Mimis Pierrakos (Greek: Μίμης Πιερράκος; 1906 – November 1940) was a Greek footballer.

==Football career==
A co-player of Angelos Messaris and the top goalscorer for Panathinaikos in 1936, with 18 goals in 10 games. He played for Panathinaikos in two spells (1926–33 and 1936–40) as well as an interval with the Cyprus club Anorthosis Famagusta (1933–36). He represented the Greece national football team internationally between 1931 and 1938. Beside his excellent technique he was also distinguished for his morals.
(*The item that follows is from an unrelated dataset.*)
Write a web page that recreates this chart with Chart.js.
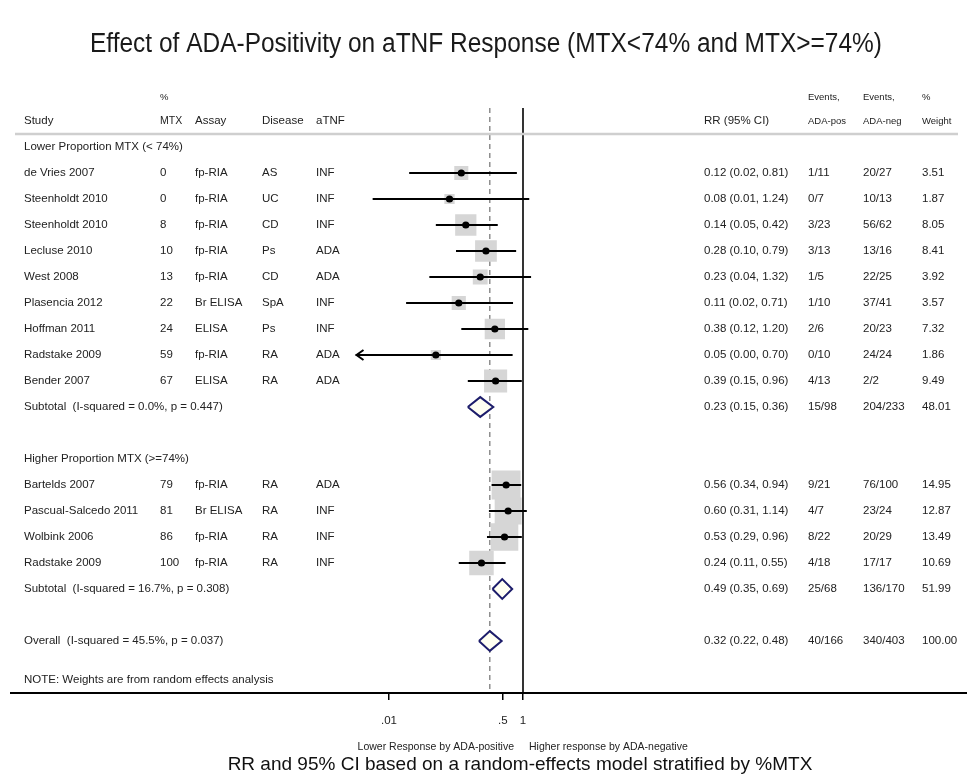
<!DOCTYPE html>
<html>
<head>
<meta charset="utf-8">
<script src="https://cdn.jsdelivr.net/npm/chart.js@4.4.1/dist/chart.umd.min.js"></script>
<style>
  html, body { margin: 0; padding: 0; background: #fff; }
  canvas { display: block; }
</style>
</head>
<body>
<canvas id="forestChart" width="967" height="776"></canvas>
<script>
// studies, in the order they are plotted
const studies = ['de Vries 2007', 'Steenholdt 2010', 'Steenholdt 2010', 'Lecluse 2010', 'West 2008', 'Plasencia 2012', 'Hoffman 2011', 'Radstake 2009', 'Bender 2007', 'Bartelds 2007', 'Pascual-Salcedo 2011', 'Wolbink 2006', 'Radstake 2009'];
const studyGroup = [0, 0, 0, 0, 0, 0, 0, 0, 0, 1, 1, 1, 1];
const mtxPct = ['0', '0', '8', '10', '13', '22', '24', '59', '67', '79', '81', '86', '100'];
const assays = ['fp-RIA', 'fp-RIA', 'fp-RIA', 'fp-RIA', 'fp-RIA', 'Br ELISA', 'ELISA', 'fp-RIA', 'ELISA', 'fp-RIA', 'Br ELISA', 'fp-RIA', 'fp-RIA'];
const diseases = ['AS', 'UC', 'CD', 'Ps', 'CD', 'SpA', 'Ps', 'RA', 'RA', 'RA', 'RA', 'RA', 'RA'];
const antiTnf = ['INF', 'INF', 'INF', 'ADA', 'ADA', 'INF', 'INF', 'ADA', 'ADA', 'ADA', 'INF', 'INF', 'INF'];
const rr = [0.12, 0.08, 0.14, 0.28, 0.23, 0.11, 0.38, 0.05, 0.39, 0.56, 0.60, 0.53, 0.24];
const ciLow = [0.02, 0.0057, 0.05, 0.10, 0.04, 0.018, 0.12, 0.00, 0.15, 0.34, 0.31, 0.29, 0.11];
const ciHigh = [0.81, 1.24, 0.42, 0.79, 1.32, 0.71, 1.20, 0.70, 0.96, 0.94, 1.14, 0.96, 0.55];
const adaPos = ['1/11', '0/7', '3/23', '3/13', '1/5', '1/10', '2/6', '0/10', '4/13', '9/21', '4/7', '8/22', '4/18'];
const adaNeg = ['20/27', '10/13', '56/62', '13/16', '22/25', '37/41', '20/23', '24/24', '2/2', '76/100', '23/24', '20/29', '17/17'];
const weights = [3.51, 1.87, 8.05, 8.41, 3.92, 3.57, 7.32, 1.86, 9.49, 14.95, 12.87, 13.49, 10.69];

// subgroups
const groupLabels = ['Lower Proportion MTX (< 74%)', 'Higher Proportion MTX (>=74%)'];
const subLabels = ['Subtotal  (I-squared = 0.0%, p = 0.447)', 'Subtotal  (I-squared = 16.7%, p = 0.308)'];
const subRR = [0.23, 0.49];
const subLow = [0.15, 0.35];
const subHigh = [0.36, 0.69];
const subPos = ['15/98', '25/68'];
const subNeg = ['204/233', '136/170'];
const subWeight = ['48.01', '51.99'];

// overall pooled estimate
const overallLabel = 'Overall  (I-squared = 45.5%, p = 0.037)';
const overallRR = 0.32;
const overallLow = 0.22;
const overallHigh = 0.48;
const overallPos = '40/166';
const overallNeg = '340/403';
const overallWeight = '100.00';

// x axis
const xTickValues = [0.01, 0.5, 1];
const xTickLabels = ['.01', '.5', '1'];

const X_MIN = Math.pow(10, -2.5);
const X_MAX = 10;
const FONT = "'Liberation Sans', Arial, sans-serif";

// work out which row each line of the table goes on
const studyRow = [];
const groupRow = [];
const subRow = [];
let k = 0;
groupLabels.forEach((g, gi) => {
    groupRow.push(k++);
    studies.forEach((s, i) => {
        if (studyGroup[i] === gi) studyRow[i] = k++;
    });
    subRow.push(k++);
    k++; // blank line between groups
});
const overallRow = k;
const noteRow = k + 1.5;

const ciText = (est, lo, hi) => `${est.toFixed(2)} (${lo.toFixed(2)}, ${hi.toFixed(2)})`;

const diamond = (est, lo, hi, row) => [
    { x: lo, y: row }, { x: est, y: row - 0.38 }, { x: hi, y: row }, { x: est, y: row + 0.38 }, { x: lo, y: row }
];

// first dataset ends up on top
const datasets = [];
datasets.push({
    data: studies.map((s, i) => ({ x: rr[i], y: studyRow[i] })),
    pointRadius: 3.6,
    pointBackgroundColor: '#000',
    pointBorderWidth: 0
});
subRR.forEach((est, i) => {
    datasets.push({
        data: diamond(est, subLow[i], subHigh[i], subRow[i]),
        showLine: true, fill: 'shape', pointRadius: 0,
        borderColor: '#1d1d6b', borderWidth: 2, backgroundColor: '#fffff2'
    });
});
datasets.push({
    data: diamond(overallRR, overallLow, overallHigh, overallRow),
    showLine: true, fill: 'shape', pointRadius: 0,
    borderColor: '#1d1d6b', borderWidth: 2, backgroundColor: '#fffff2'
});
studies.forEach((s, i) => {
    datasets.push({
        data: [
            { x: Math.max(ciLow[i], X_MIN), y: studyRow[i] },
            { x: Math.min(ciHigh[i], X_MAX), y: studyRow[i] }
        ],
        showLine: true, pointRadius: 0,
        borderColor: '#000', borderWidth: 2
    });
});
datasets.push({
    data: studies.map((s, i) => ({ x: rr[i], y: studyRow[i] })),
    pointStyle: 'rect',
    pointRadius: weights.map(w => 5.3 * Math.sqrt(w)),
    pointBackgroundColor: '#d6d6d6',
    pointBorderWidth: 0
});
// overall estimate line and line of no effect
datasets.push({
    data: [{ x: overallRR, y: -1.5 }, { x: overallRR, y: 21 }],
    showLine: true, pointRadius: 0,
    borderColor: '#555', borderWidth: 1, borderDash: [5, 4]
});
datasets.push({
    data: [{ x: 1, y: -1.5 }, { x: 1, y: 21 }],
    showLine: true, pointRadius: 0,
    borderColor: '#000', borderWidth: 1.6
});

const tablePlugin = {
    id: 'forestTable',
    afterDatasetsDraw(chart) {
        // arrow where a CI runs off the left of the axis
        const { ctx, scales: { x, y } } = chart;
        ctx.save();
        ctx.strokeStyle = '#000';
        ctx.lineWidth = 2;
        studies.forEach((s, i) => {
            if (ciLow[i] >= X_MIN) return;
            const px = x.getPixelForValue(X_MIN) + 1;
            const py = y.getPixelForValue(studyRow[i]);
            ctx.beginPath();
            ctx.moveTo(px + 7, py - 5);
            ctx.lineTo(px, py);
            ctx.lineTo(px + 7, py + 5);
            ctx.stroke();
        });
        ctx.restore();
    },
    afterDraw(chart) {
        const { ctx, scales: { x, y }, chartArea } = chart;
        const W = chart.width;
        ctx.save();

        // title, slightly condensed like the original
        ctx.fillStyle = '#1a1a1a';
        ctx.textBaseline = 'middle';
        ctx.textAlign = 'center';
        const title = 'Effect of ADA-Positivity on aTNF Response (MTX<74% and MTX>=74%)';
        ctx.font = `27px ${FONT}`;
        const tw = ctx.measureText(title).width;
        ctx.save();
        ctx.translate(486, 45);
        ctx.scale(792 / tw, 1);
        ctx.fillText(title, 0, 0);
        ctx.restore();

        // lines across the whole figure
        ctx.strokeStyle = '#cfcfcf';
        ctx.lineWidth = 2.5;
        ctx.beginPath();
        ctx.moveTo(15, y.getPixelForValue(-0.5));
        ctx.lineTo(958, y.getPixelForValue(-0.5));
        ctx.stroke();
        ctx.strokeStyle = '#000';
        ctx.lineWidth = 2;
        ctx.beginPath();
        ctx.moveTo(10, chartArea.bottom);
        ctx.lineTo(W, chartArea.bottom);
        ctx.stroke();

        const cols = { study: 24, mtx: 160, assay: 195, disease: 262, atnf: 316, ci: 704, pos: 808, neg: 863, wt: 922 };
        const small = `9.5px ${FONT}`;
        const normal = `11.5px ${FONT}`;
        const put = (txt, cx, row, font) => {
            ctx.font = font || normal;
            ctx.fillText(txt, cx, y.getPixelForValue(row));
        };
        ctx.fillStyle = '#222';
        ctx.textAlign = 'left';

        // column headers
        put('%', cols.mtx, -1.92, small);
        put('Events,', cols.pos, -1.92, small);
        put('Events,', cols.neg, -1.92, small);
        put('%', cols.wt, -1.92, small);
        put('Study', cols.study, -1);
        put('MTX', cols.mtx, -1, `10.5px ${FONT}`);
        put('Assay', cols.assay, -1);
        put('Disease', cols.disease, -1);
        put('aTNF', cols.atnf, -1);
        put('RR (95% CI)', cols.ci, -1);
        put('ADA-pos', cols.pos, -1, small);
        put('ADA-neg', cols.neg, -1, small);
        put('Weight', cols.wt, -1, small);

        groupLabels.forEach((g, gi) => {
            put(g, cols.study, groupRow[gi]);
            put(subLabels[gi], cols.study, subRow[gi]);
            put(ciText(subRR[gi], subLow[gi], subHigh[gi]), cols.ci, subRow[gi]);
            put(subPos[gi], cols.pos, subRow[gi]);
            put(subNeg[gi], cols.neg, subRow[gi]);
            put(subWeight[gi], cols.wt, subRow[gi]);
        });
        studies.forEach((s, i) => {
            const r = studyRow[i];
            put(s, cols.study, r);
            put(mtxPct[i], cols.mtx, r);
            put(assays[i], cols.assay, r);
            put(diseases[i], cols.disease, r);
            put(antiTnf[i], cols.atnf, r);
            put(ciText(rr[i], ciLow[i], ciHigh[i]), cols.ci, r);
            put(adaPos[i], cols.pos, r);
            put(adaNeg[i], cols.neg, r);
            put(weights[i].toFixed(2), cols.wt, r);
        });
        put(overallLabel, cols.study, overallRow);
        put(ciText(overallRR, overallLow, overallHigh), cols.ci, overallRow);
        put(overallPos, cols.pos, overallRow);
        put(overallNeg, cols.neg, overallRow);
        put(overallWeight, cols.wt, overallRow);
        put('NOTE: Weights are from random effects analysis', cols.study, noteRow);

        // favours labels and axis title
        const p1 = x.getPixelForValue(1);
        ctx.font = `10.5px ${FONT}`;
        ctx.textAlign = 'right';
        ctx.fillText('Lower Response by ADA-positive', p1 - 9, 747);
        ctx.textAlign = 'left';
        ctx.fillText('Higher response by ADA-negative', p1 + 6, 747);
        ctx.font = `19px ${FONT}`;
        ctx.textAlign = 'center';
        ctx.fillStyle = '#111';
        ctx.fillText('RR and 95% CI based on a random-effects model stratified by %MTX', 520, 765);
        ctx.restore();
    }
};

new Chart(document.getElementById('forestChart'), {
    type: 'scatter',
    data: { datasets },
    options: {
        responsive: false,
        animation: false,
        devicePixelRatio: 1,
        layout: { padding: { top: 95, left: 355.5, right: 377, bottom: 0 } },
        plugins: {
            legend: { display: false },
            tooltip: { enabled: false },
            title: { display: false }
        },
        scales: {
            x: {
                type: 'logarithmic',
                min: X_MIN,
                max: X_MAX,
                position: 'bottom',
                afterBuildTicks: scale => { scale.ticks = xTickValues.map(v => ({ value: v })); },
                afterFit: scale => { scale.height = 83; },
                ticks: {
                    autoSkip: false,
                    maxRotation: 0,
                    padding: 14,
                    color: '#222',
                    font: { family: FONT, size: 11.5 },
                    callback: (value, index) => xTickLabels[index]
                },
                grid: { drawOnChartArea: false, drawTicks: true, tickLength: 7, color: '#000', lineWidth: 1.5 },
                border: { display: true, color: '#000', width: 2 }
            },
            y: { type: 'linear', min: -2, max: 21, reverse: true, display: false }
        }
    },
    plugins: [tablePlugin]
});
</script>
</body>
</html>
As player of Panathinaikos, he won one greek championship (1930) and two Greek Cup titles (1940, 1948).

==Death==
During the Italian invasion on 28 October 1940, he found himself at the front line of the battle, in the north Epirus mountains, serving as a radio operator. He was killed in the battlefield in the outskirts of Pogradetsh, only a few days before the Greek troops entered victoriously the city (30 November 1940).

Michalis Papazoglou was one of those in PAO who played a leading part in the return of the bones of the hero Mimis Pierrakos from North Epirus back to Athens. In 1950 some veteran players of Panathinaikos together with relatives and friends of Pierrakos went up to the Epirus mountains and found the grave of this hero. They returned his bones back to Athens, covered with the flag of Panathinaikos and buried them at the cemetery of Zografou on 19 November 1950.